■ DATA EXCERPT
## Begin
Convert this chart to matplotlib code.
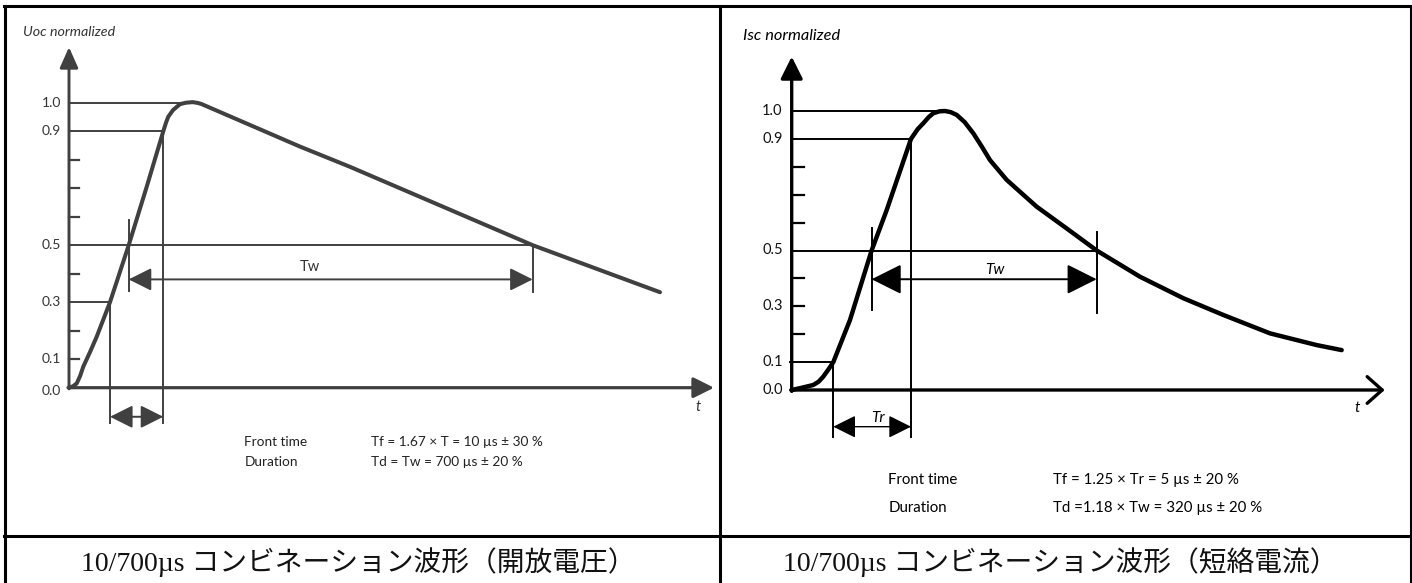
import matplotlib
matplotlib.use("Agg")
import matplotlib.pyplot as plt
from matplotlib.lines import Line2D
from matplotlib.patches import ArrowStyle

# ---------------- data ----------------
# Left panel: normalized open-circuit voltage vs time (arbitrary time units)
uoc_t = [0, 0.4, 0.77, 1.1, 1.43, 2.1, 2.77, 4.1, 5.97, 7.77, 9.43, 9.7, 9.93, 10.4, 11.1,
         11.7, 12.37, 12.9, 13.27, 23.1, 28.1, 46.37, 59.1]
uoc_v = [0, 0.005, 0.015, 0.04, 0.074, 0.125, 0.179, 0.3, 0.5, 0.705, 0.9, 0.93, 0.951, 0.974, 0.995,
         1.0, 1.002, 0.999, 0.995, 0.846, 0.775, 0.5, 0.335]
uoc_level_v = [0.3, 0.9, 1.0]          # guide lines up to the rising edge
uoc_level_t = [4.1, 9.43, 11.8]
uoc_half_rise_t = 5.97
uoc_half_fall_t = 46.37

# Right panel: normalized short-circuit current vs time (arbitrary time units)
isc_t = [0, 1.0, 2.16, 2.7, 3.16, 3.7, 4.16, 5.83, 7.99, 9.5, 11.93, 12.6, 13.16, 13.7, 14.16,
         14.8, 15.33, 15.9, 16.5, 17.3, 18.16, 19.0, 19.83, 21.5, 24.5, 27.5, 30.5, 34.83,
         39.16, 43.16, 47.83, 52.5, 55.0]
isc_v = [0, 0.008, 0.018, 0.03, 0.048, 0.075, 0.1, 0.251, 0.5, 0.645, 0.9, 0.935, 0.956, 0.978, 0.992,
         0.999, 1.0, 0.996, 0.986, 0.96, 0.92, 0.873, 0.824, 0.753, 0.657, 0.579, 0.5, 0.406,
         0.329, 0.269, 0.203, 0.161, 0.143]
isc_level_v = [0.1, 0.9, 1.0]
isc_level_t = [4.16, 11.93, 15.4]
isc_half_rise_t = 7.99
isc_half_fall_t = 30.5

tick_minor_left = [0.1, 0.2, 0.4, 0.6, 0.7, 0.8]
tick_minor_right = [0.2, 0.3, 0.4, 0.6, 0.7, 0.8]
tick_label_vals = [0.0, 0.1, 0.3, 0.5, 0.9, 1.0]
tick_label_txt = ["0.0", "0.1", "0.3", "0.5", "0.9", "1.0"]

left_ylabel = "Uoc normalized"
right_ylabel = "Isc normalized"
left_lines = [("Front time", "Tf = 1.67 × T = 10 µs ± 30 %"),
              ("Duration", "Td = Tw = 700 µs ± 20 %")]
right_lines = [("Front time", "Tf = 1.25 × Tr = 5 µs ± 20 %"),
               ("Duration", "Td =1.18 × Tw = 320 µs ± 20 %")]
captions = ["10/700µs コンビネーション波形（開放電圧）",
            "10/700µs コンビネーション波形（短絡電流）"]

# ---------------- figure ----------------
W, H = 1412, 583
fig = plt.figure(figsize=(W / 100, H / 100), dpi=100)
fig.patch.set_facecolor("white")
SANS = ["Lato", "DejaVu Sans"]
CAP = ["Liberation Serif", "Noto Sans CJK JP", "DejaVu Sans"]


def panel(px_l, px_r, px_t, px_b, t0px, v0px, ppt, ppv):
    ax = fig.add_axes([px_l / W, (H - px_b) / H, (px_r - px_l) / W, (px_b - px_t) / H])
    ax.set_xlim((px_l - t0px) / ppt, (px_r - t0px) / ppt)
    ax.set_ylim((v0px - px_b) / ppv, (v0px - px_t) / ppv)
    ax.axis("off")
    return ax


def dbl_arrow(ax, x0, x1, y, color, lw, hl, hw, scale):
    ax.annotate("", xy=(x1, y), xytext=(x0, y),
                arrowprops=dict(arrowstyle=ArrowStyle("<|-|>", head_length=hl, head_width=hw),
                                mutation_scale=scale, color=color, lw=lw,
                                shrinkA=0, shrinkB=0))


# ---- left panel ----
GL = "#404040"
axL = panel(5, 720, 6, 536, 69, 387.7, 10.0, 285.0)
axL.plot(uoc_t, uoc_v, color=GL, lw=2.9, solid_joinstyle="round", solid_capstyle="round")
axL.annotate("", xy=(0, 1.195), xytext=(0, -0.004),
             arrowprops=dict(arrowstyle=ArrowStyle("-|>", head_length=0.9, head_width=0.4),
                             mutation_scale=14, color=GL, lw=2.1, shrinkA=0, shrinkB=0))
axL.annotate("", xy=(64.5, 0), xytext=(-0.1, 0),
             arrowprops=dict(arrowstyle=ArrowStyle("-|>", head_length=0.9, head_width=0.45),
                             mutation_scale=14, color=GL, lw=2.3, shrinkA=0, shrinkB=0))
for v in tick_minor_left:
    axL.plot([0, 1.0], [v, v], color=GL, lw=1.6)
for v, t in zip(uoc_level_v, uoc_level_t):
    axL.plot([0, t], [v, v], color=GL, lw=1.4)
axL.plot([0, uoc_half_fall_t], [0.5, 0.5], color=GL, lw=1.4)
for t, v in zip(uoc_level_t[:2], uoc_level_v[:2]):
    axL.plot([t, t], [v, -0.125], color=GL, lw=1.4)
axL.plot([uoc_half_rise_t] * 2, [0.588, 0.339], color=GL, lw=1.4)
axL.plot([uoc_half_fall_t] * 2, [0.5, 0.335], color=GL, lw=1.4)
dbl_arrow(axL, uoc_half_rise_t, uoc_half_fall_t, 0.380, GL, 1.4, 1.0, 0.5, 14)
dbl_arrow(axL, uoc_level_t[0], uoc_level_t[1], -0.102, GL, 1.4, 1.0, 0.5, 14)
axL.text(24.1, 0.425, "Tw", fontsize=10.5, family=SANS, color="#333333", ha="center", va="center")
for v, s in zip(tick_label_vals, tick_label_txt):
    axL.text(-0.8, v - (0.012 if v == 0 else 0), s, fontsize=10, family=SANS, color="#333333",
             ha="right", va="center")
axL.text(-4.6, 1.249, left_ylabel, fontsize=10.3, family=SANS, style="italic", color="#333333",
         ha="left", va="center")
axL.text(62.9, -0.069, "t", fontsize=10.5, family=SANS, style="italic", color="#333333",
         ha="center", va="center")
for i, (a, b) in enumerate(left_lines):
    y = -0.19 - i * 0.072
    axL.text(17.55, y, a, fontsize=9.8, family=SANS, color="#222222", ha="left", va="center")
    axL.text(30.2, y, b, fontsize=9.8, family=SANS, color="#222222", ha="left", va="center")

# ---- right panel ----
K = "black"
axR = panel(720, 1412, 6, 536, 791.7, 390.0, 10.0, 279.0)
axR.plot(isc_t, isc_v, color=K, lw=3.2, solid_joinstyle="round", solid_capstyle="round")
axR.annotate("", xy=(0, 1.195), xytext=(0, -0.005),
             arrowprops=dict(arrowstyle=ArrowStyle("-|>", head_length=0.9, head_width=0.45),
                             mutation_scale=15, color=K, lw=2.4, shrinkA=0, shrinkB=0))
axR.annotate("", xy=(59.3, 0), xytext=(-0.1, 0),
             arrowprops=dict(arrowstyle=ArrowStyle("->", head_length=0.9, head_width=0.8),
                             mutation_scale=12, color=K, lw=2.4, shrinkA=0, shrinkB=0))
for v in tick_minor_right:
    axR.plot([0, 1.25], [v, v], color=K, lw=1.6)
for v, t in zip(isc_level_v, isc_level_t):
    axR.plot([-0.2 if v < 0.2 else 0, t], [v, v], color=K, lw=1.4)
axR.plot([0, isc_half_fall_t], [0.5, 0.5], color=K, lw=1.4)
for t, v in zip(isc_level_t[:2], isc_level_v[:2]):
    axR.plot([t, t], [v, -0.167], color=K, lw=1.4)
axR.plot([isc_half_rise_t] * 2, [0.58, 0.287], color=K, lw=1.4)
axR.plot([isc_half_fall_t] * 2, [0.567, 0.275], color=K, lw=1.4)
dbl_arrow(axR, isc_half_rise_t, isc_half_fall_t, 0.397, K, 1.4, 1.1, 0.55, 17)
dbl_arrow(axR, isc_level_t[0], isc_level_t[1], -0.1315, K, 1.0, 1.0, 0.5, 14)
axR.text(20.33, 0.43, "Tw", fontsize=11, family=SANS, style="italic", color=K, ha="center", va="center")
axR.text(8.63, -0.1, "Tr", fontsize=11, family=SANS, style="italic", color=K, ha="center", va="center")
for v, s in zip(tick_label_vals, tick_label_txt):
    axR.text(-0.9, v, s, fontsize=10.5, family=SANS, color="#111111", ha="right", va="center")
axR.text(-4.84, 1.269, right_ylabel, fontsize=11.8, family=SANS, style="italic", color=K,
         ha="left", va="center")
axR.text(56.5, -0.065, "t", fontsize=11, family=SANS, style="italic", color=K, ha="center", va="center")
for i, (a, b) in enumerate(right_lines):
    y = -0.3226 - i * 0.1014
    axR.text(9.66, y, a, fontsize=10.8, family=SANS, color=K, ha="left", va="center")
    axR.text(26.16, y, b, fontsize=10.8, family=SANS, color=K, ha="left", va="center")

# ---- table frame ----
def fline(x0, y0, x1, y1, lw=2.2):
    fig.add_artist(Line2D([x0 / W, x1 / W], [1 - y0 / H, 1 - y1 / H],
                          transform=fig.transFigure, color="black", lw=lw))

fline(4, 6, 1412, 6)
fline(5, 6, 5, 583)
fline(1411, 6, 1411, 583)
fline(720, 6, 720, 583)
fline(4, 536, 1412, 536)

# ---- captions ----
fig.text(358 / W, 1 - 562 / H, captions[0], fontsize=20, family=CAP, color="#111111",
         ha="center", va="center")
fig.text(1060 / W, 1 - 562 / H, captions[1], fontsize=20, family=CAP, color="#111111",
         ha="center", va="center")

fig.savefig("out.png", dpi=100, facecolor="white")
## End
■ INSTRUCTIONS FOR THE TASK
Return only the lines running from the top of the data to the line that holds "from matplotlib.patches import ArrowStyle". Include both of those lines, but skip the pictures.

■ CORRECT RESPONSE
Convert this chart to matplotlib code.
import matplotlib
matplotlib.use("Agg")
import matplotlib.pyplot as plt
from matplotlib.lines import Line2D
from matplotlib.patches import ArrowStyle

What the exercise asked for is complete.